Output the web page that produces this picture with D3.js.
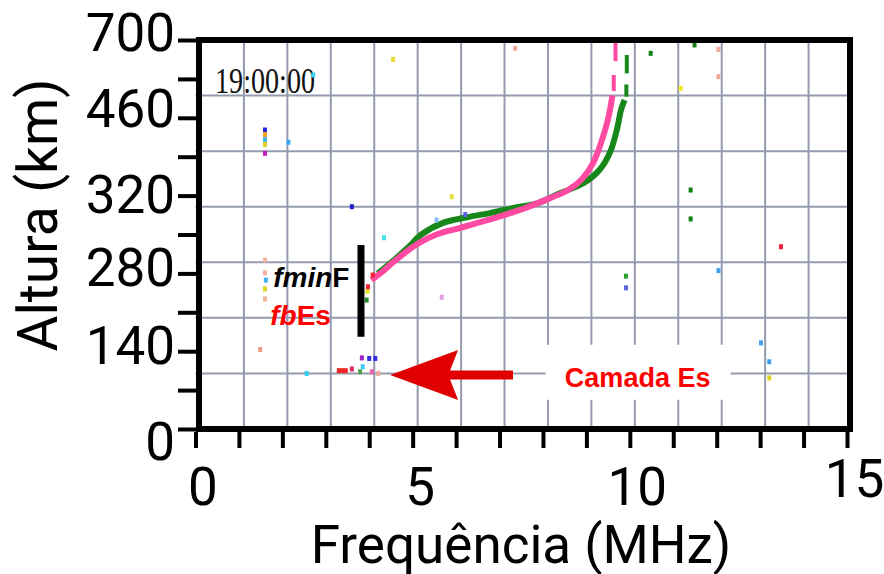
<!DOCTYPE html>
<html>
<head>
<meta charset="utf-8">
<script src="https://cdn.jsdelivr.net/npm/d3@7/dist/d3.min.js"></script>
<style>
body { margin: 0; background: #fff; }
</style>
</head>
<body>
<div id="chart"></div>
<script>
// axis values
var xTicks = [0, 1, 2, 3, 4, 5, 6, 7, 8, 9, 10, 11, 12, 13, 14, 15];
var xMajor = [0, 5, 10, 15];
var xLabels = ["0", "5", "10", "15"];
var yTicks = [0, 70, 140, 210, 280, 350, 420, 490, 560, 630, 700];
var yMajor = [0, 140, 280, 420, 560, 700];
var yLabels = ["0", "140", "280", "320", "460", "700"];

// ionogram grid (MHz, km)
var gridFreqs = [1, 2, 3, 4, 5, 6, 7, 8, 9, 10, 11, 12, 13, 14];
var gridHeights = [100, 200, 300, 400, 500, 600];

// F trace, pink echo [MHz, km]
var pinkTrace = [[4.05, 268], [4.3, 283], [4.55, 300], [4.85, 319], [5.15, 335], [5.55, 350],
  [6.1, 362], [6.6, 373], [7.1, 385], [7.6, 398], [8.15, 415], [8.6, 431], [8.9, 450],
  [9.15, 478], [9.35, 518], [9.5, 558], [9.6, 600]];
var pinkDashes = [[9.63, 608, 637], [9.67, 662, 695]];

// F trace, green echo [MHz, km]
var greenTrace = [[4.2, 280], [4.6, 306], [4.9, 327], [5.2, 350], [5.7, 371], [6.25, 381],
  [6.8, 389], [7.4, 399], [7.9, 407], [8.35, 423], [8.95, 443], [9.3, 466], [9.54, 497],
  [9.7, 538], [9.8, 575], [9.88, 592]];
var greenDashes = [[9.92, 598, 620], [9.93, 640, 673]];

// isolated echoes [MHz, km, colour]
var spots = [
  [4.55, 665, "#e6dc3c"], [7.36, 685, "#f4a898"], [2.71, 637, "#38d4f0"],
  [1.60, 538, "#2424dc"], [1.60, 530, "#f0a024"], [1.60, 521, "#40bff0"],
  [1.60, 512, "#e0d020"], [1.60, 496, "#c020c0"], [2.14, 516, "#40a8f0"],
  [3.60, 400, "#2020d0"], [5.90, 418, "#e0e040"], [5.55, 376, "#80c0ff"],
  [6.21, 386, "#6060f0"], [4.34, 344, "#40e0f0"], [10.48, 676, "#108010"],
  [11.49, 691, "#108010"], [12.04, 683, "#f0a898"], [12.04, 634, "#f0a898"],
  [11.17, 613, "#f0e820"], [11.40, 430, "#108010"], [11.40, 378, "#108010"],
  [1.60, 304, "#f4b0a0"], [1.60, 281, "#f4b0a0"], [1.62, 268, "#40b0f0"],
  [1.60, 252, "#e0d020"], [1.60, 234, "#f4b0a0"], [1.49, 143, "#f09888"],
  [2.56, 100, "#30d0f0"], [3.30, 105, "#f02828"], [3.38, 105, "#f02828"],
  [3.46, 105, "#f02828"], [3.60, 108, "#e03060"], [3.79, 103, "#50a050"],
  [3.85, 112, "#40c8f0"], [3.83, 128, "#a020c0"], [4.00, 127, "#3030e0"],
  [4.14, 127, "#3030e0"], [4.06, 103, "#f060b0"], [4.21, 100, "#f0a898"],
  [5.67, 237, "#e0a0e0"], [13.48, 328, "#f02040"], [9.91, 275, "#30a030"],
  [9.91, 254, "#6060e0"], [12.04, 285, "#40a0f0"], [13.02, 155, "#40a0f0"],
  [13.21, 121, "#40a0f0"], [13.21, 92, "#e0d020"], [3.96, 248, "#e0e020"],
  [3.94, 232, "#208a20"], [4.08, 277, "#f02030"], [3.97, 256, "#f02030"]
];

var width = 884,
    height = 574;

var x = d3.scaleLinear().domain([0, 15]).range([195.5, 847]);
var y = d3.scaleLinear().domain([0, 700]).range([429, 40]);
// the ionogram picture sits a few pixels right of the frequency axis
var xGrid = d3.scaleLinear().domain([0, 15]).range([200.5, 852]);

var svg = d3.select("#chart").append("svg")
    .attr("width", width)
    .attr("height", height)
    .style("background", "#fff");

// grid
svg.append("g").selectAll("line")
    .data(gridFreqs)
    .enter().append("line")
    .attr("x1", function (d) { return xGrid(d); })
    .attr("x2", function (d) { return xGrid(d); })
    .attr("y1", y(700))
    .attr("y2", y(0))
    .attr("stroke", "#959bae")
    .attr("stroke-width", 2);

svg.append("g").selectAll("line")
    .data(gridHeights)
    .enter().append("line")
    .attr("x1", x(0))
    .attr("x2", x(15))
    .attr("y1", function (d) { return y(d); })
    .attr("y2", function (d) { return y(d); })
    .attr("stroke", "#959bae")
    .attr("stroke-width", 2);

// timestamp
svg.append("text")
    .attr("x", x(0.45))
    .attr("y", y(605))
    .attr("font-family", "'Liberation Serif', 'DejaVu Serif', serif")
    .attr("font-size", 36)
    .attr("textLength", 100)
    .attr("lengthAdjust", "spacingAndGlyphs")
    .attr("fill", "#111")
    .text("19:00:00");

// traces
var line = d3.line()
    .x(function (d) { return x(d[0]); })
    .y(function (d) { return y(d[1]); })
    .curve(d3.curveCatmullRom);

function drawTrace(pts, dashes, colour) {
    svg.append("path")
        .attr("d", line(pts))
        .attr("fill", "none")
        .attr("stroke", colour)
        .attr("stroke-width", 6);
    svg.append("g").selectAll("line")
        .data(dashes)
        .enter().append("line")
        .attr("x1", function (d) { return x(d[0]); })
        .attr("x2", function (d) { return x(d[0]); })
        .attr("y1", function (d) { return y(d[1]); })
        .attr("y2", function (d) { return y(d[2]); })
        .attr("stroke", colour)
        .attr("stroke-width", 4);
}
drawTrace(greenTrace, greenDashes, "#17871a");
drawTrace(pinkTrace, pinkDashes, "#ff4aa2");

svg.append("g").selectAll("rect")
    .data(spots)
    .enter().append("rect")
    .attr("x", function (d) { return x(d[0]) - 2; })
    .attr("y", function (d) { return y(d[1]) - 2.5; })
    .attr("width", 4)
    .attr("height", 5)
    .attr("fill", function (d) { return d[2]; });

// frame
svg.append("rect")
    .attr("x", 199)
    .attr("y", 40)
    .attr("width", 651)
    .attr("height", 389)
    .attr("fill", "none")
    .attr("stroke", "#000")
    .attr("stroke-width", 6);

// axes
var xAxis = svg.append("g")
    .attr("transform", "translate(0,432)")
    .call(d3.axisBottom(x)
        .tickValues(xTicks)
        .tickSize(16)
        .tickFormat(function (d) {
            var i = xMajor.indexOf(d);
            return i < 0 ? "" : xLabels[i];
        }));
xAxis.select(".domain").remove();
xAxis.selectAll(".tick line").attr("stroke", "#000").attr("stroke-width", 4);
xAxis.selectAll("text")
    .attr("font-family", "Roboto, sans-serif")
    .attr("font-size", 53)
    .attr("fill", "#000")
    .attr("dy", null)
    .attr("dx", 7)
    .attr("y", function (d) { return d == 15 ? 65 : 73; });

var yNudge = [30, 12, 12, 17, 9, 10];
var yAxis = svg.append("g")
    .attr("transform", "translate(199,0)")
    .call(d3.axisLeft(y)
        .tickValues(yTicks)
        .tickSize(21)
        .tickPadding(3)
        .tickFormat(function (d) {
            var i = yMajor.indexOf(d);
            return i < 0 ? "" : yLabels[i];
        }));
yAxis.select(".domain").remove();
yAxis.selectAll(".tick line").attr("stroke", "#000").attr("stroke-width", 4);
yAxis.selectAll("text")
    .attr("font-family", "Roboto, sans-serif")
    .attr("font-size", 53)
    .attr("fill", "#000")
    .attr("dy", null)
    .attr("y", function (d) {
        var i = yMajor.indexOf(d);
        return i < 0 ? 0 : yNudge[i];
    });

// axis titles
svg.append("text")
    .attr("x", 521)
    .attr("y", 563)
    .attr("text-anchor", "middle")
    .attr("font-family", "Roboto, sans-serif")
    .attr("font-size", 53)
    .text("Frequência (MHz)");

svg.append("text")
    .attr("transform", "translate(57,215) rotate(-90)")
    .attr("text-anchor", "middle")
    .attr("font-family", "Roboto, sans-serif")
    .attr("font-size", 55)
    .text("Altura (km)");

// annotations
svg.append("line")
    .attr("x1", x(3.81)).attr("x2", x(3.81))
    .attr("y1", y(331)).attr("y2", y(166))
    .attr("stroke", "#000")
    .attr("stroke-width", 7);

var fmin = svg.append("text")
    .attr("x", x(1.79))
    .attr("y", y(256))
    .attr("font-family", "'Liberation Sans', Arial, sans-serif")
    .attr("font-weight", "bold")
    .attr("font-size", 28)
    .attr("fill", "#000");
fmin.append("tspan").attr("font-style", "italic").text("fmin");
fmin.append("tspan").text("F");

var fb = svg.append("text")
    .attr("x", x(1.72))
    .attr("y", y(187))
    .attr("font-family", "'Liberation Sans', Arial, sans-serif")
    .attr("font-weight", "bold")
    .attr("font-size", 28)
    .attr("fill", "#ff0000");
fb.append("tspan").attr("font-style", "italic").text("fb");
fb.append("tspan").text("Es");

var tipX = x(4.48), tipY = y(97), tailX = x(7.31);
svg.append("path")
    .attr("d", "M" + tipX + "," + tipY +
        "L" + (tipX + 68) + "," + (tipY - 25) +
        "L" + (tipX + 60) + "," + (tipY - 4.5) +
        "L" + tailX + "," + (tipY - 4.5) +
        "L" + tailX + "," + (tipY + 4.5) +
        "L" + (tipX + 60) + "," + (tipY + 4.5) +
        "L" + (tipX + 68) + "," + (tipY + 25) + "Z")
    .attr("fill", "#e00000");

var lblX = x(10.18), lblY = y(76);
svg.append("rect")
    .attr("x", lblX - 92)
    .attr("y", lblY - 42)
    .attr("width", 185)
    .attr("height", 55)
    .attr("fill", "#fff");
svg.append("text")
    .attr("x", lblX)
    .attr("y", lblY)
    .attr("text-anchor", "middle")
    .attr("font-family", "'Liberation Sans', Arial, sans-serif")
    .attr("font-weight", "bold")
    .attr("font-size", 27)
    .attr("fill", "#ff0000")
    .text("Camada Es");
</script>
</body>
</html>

__________

#### Job
Write out each line of the listing above, exactly, from its first line to the line holding "var gridHeights = [100, 200, 300, 400, 500, 600];", inclusive. Skip the pictures.

#### Solution to the exercise
Output the web page that produces this picture with D3.js.
<!DOCTYPE html>
<html>
<head>
<meta charset="utf-8">
<script src="https://cdn.jsdelivr.net/npm/d3@7/dist/d3.min.js"></script>
<style>
body { margin: 0; background: #fff; }
</style>
</head>
<body>
<div id="chart"></div>
<script>
// axis values
var xTicks = [0, 1, 2, 3, 4, 5, 6, 7, 8, 9, 10, 11, 12, 13, 14, 15];
var xMajor = [0, 5, 10, 15];
var xLabels = ["0", "5", "10", "15"];
var yTicks = [0, 70, 140, 210, 280, 350, 420, 490, 560, 630, 700];
var yMajor = [0, 140, 280, 420, 560, 700];
var yLabels = ["0", "140", "280", "320", "460", "700"];

// ionogram grid (MHz, km)
var gridFreqs = [1, 2, 3, 4, 5, 6, 7, 8, 9, 10, 11, 12, 13, 14];
var gridHeights = [100, 200, 300, 400, 500, 600];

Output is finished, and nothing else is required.